EXERCISE TASK
Repeat each line of the material below exactly as it appears, minus any pictures.
— BEGIN DATASET EXCERPT —
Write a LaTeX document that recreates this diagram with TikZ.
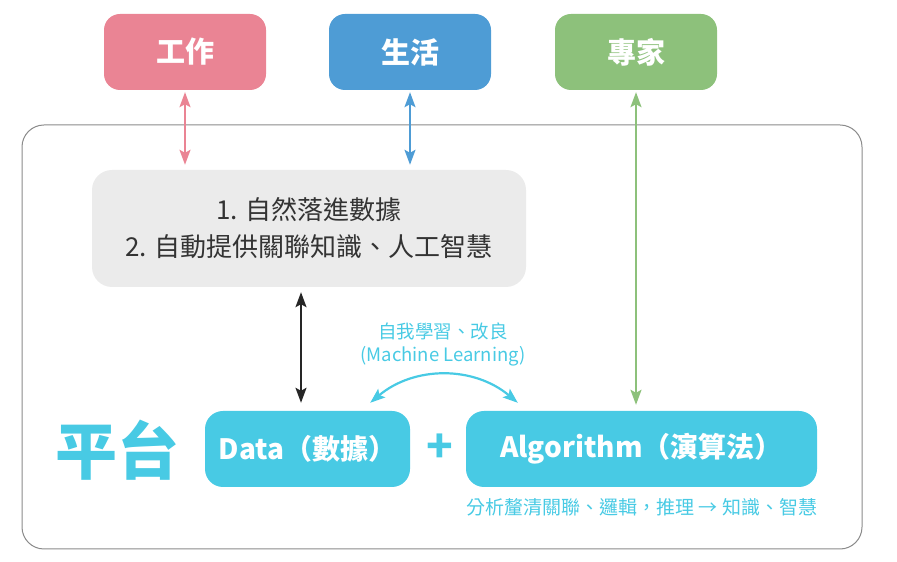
\documentclass[tikz,border=0pt]{standalone}
\usepackage{fontspec}
\setmainfont{Noto Sans CJK TC}
\usetikzlibrary{arrows.meta,positioning}
\definecolor{workpink}{HTML}{EA8494}
\definecolor{lifeblue}{HTML}{4E9CD5}
\definecolor{expertgreen}{HTML}{8DC17B}
\definecolor{platcyan}{HTML}{48CAE4}
\definecolor{greybox}{HTML}{EBEBEB}
\definecolor{framegrey}{HTML}{8A8A8A}

\tikzset{
  topbox/.style={rounded corners=16pt, minimum width=162pt, minimum height=76pt,
    text=white, font=\fontsize{29}{32}\selectfont\bfseries},
  platbox/.style={fill=platcyan, rounded corners=18pt, minimum height=76pt,
    text=white, font=\fontsize{28}{32}\selectfont\bfseries},
  link/.style={line width=2pt, {Stealth[length=15pt,width=11pt,inset=3pt]}-{Stealth[length=15pt,width=11pt,inset=3pt]}}
}

\begin{document}
\begin{tikzpicture}[x=1pt,y=1pt]
\useasboundingbox (0,0) rectangle (897,562);
\draw[framegrey, line width=1pt, rounded corners=22pt] (22,13) rectangle (862,437);

\node[topbox, fill=workpink] (work) at (185,510) {工作};
\node[topbox, fill=lifeblue] (life) at (410,510) {生活};
\node[topbox, fill=expertgreen] (expert) at (636,510) {專家};

\node[fill=greybox, rounded corners=20pt, minimum width=434pt, minimum height=117pt,
  align=center, text=black!80, font=\fontsize{26}{37}\selectfont] (info) at (309,333.5)
  {1. 自然落進數據\\2. 自動提供關聯知識、人工智慧};

\node[platbox, minimum width=205pt] (data) at (307.5,113) {Data（數據）};
\node[platbox, minimum width=351pt] (algo) at (641.5,113) {Algorithm（演算法）};
\node[text=platcyan, font=\fontsize{62}{62}\selectfont\bfseries] (plat) at (117,112) {平台};
\node[text=platcyan, font=\fontsize{44}{44}\selectfont\bfseries] (plus) at (440,114) {+};

\node[text=platcyan, align=center, font=\fontsize{18.5}{23}\selectfont] (ml) at (443,218)
  {自我學習、改良\\(Machine Learning)};
\node[text=platcyan, font=\fontsize{19}{22}\selectfont] (result) at (642,55)
  {分析釐清關聯、邏輯，推理 → 知識、智慧};

% connectors
\draw[link, workpink, shorten <=2pt, shorten >=5pt] (work.south) -- (work.south |- info.north);
\draw[link, lifeblue, shorten <=2pt, shorten >=5pt] (life.south) -- (life.south |- info.north);
\draw[link, expertgreen, shorten <=2pt, shorten >=6pt] (expert.south) -- (expert.south |- algo.north);
\draw[link, black!85, shorten <=5pt, shorten >=8pt] ([xshift=-8pt]info.south) -- ([xshift=-8pt]info.south |- data.north);
\draw[link, platcyan, line width=2.2pt] ([xshift=-40pt,yshift=8pt]data.north east) to[bend left=40] ([xshift=52pt,yshift=8pt]algo.north west);
\end{tikzpicture}
\end{document}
— END DATASET EXCERPT —
WRITTEN ANSWER
Write a LaTeX document that recreates this diagram with TikZ.
\documentclass[tikz,border=0pt]{standalone}
\usepackage{fontspec}
\setmainfont{Noto Sans CJK TC}
\usetikzlibrary{arrows.meta,positioning}
\definecolor{workpink}{HTML}{EA8494}
\definecolor{lifeblue}{HTML}{4E9CD5}
\definecolor{expertgreen}{HTML}{8DC17B}
\definecolor{platcyan}{HTML}{48CAE4}
\definecolor{greybox}{HTML}{EBEBEB}
\definecolor{framegrey}{HTML}{8A8A8A}

\tikzset{
  topbox/.style={rounded corners=16pt, minimum width=162pt, minimum height=76pt,
    text=white, font=\fontsize{29}{32}\selectfont\bfseries},
  platbox/.style={fill=platcyan, rounded corners=18pt, minimum height=76pt,
    text=white, font=\fontsize{28}{32}\selectfont\bfseries},
  link/.style={line width=2pt, {Stealth[length=15pt,width=11pt,inset=3pt]}-{Stealth[length=15pt,width=11pt,inset=3pt]}}
}

\begin{document}
\begin{tikzpicture}[x=1pt,y=1pt]
\useasboundingbox (0,0) rectangle (897,562);
\draw[framegrey, line width=1pt, rounded corners=22pt] (22,13) rectangle (862,437);

\node[topbox, fill=workpink] (work) at (185,510) {工作};
\node[topbox, fill=lifeblue] (life) at (410,510) {生活};
\node[topbox, fill=expertgreen] (expert) at (636,510) {專家};

\node[fill=greybox, rounded corners=20pt, minimum width=434pt, minimum height=117pt,
  align=center, text=black!80, font=\fontsize{26}{37}\selectfont] (info) at (309,333.5)
  {1. 自然落進數據\\2. 自動提供關聯知識、人工智慧};

\node[platbox, minimum width=205pt] (data) at (307.5,113) {Data（數據）};
\node[platbox, minimum width=351pt] (algo) at (641.5,113) {Algorithm（演算法）};
\node[text=platcyan, font=\fontsize{62}{62}\selectfont\bfseries] (plat) at (117,112) {平台};
\node[text=platcyan, font=\fontsize{44}{44}\selectfont\bfseries] (plus) at (440,114) {+};

\node[text=platcyan, align=center, font=\fontsize{18.5}{23}\selectfont] (ml) at (443,218)
  {自我學習、改良\\(Machine Learning)};
\node[text=platcyan, font=\fontsize{19}{22}\selectfont] (result) at (642,55)
  {分析釐清關聯、邏輯，推理 → 知識、智慧};

% connectors
\draw[link, workpink, shorten <=2pt, shorten >=5pt] (work.south) -- (work.south |- info.north);
\draw[link, lifeblue, shorten <=2pt, shorten >=5pt] (life.south) -- (life.south |- info.north);
\draw[link, expertgreen, shorten <=2pt, shorten >=6pt] (expert.south) -- (expert.south |- algo.north);
\draw[link, black!85, shorten <=5pt, shorten >=8pt] ([xshift=-8pt]info.south) -- ([xshift=-8pt]info.south |- data.north);
\draw[link, platcyan, line width=2.2pt] ([xshift=-40pt,yshift=8pt]data.north east) to[bend left=40] ([xshift=52pt,yshift=8pt]algo.north west);
\end{tikzpicture}
\end{document}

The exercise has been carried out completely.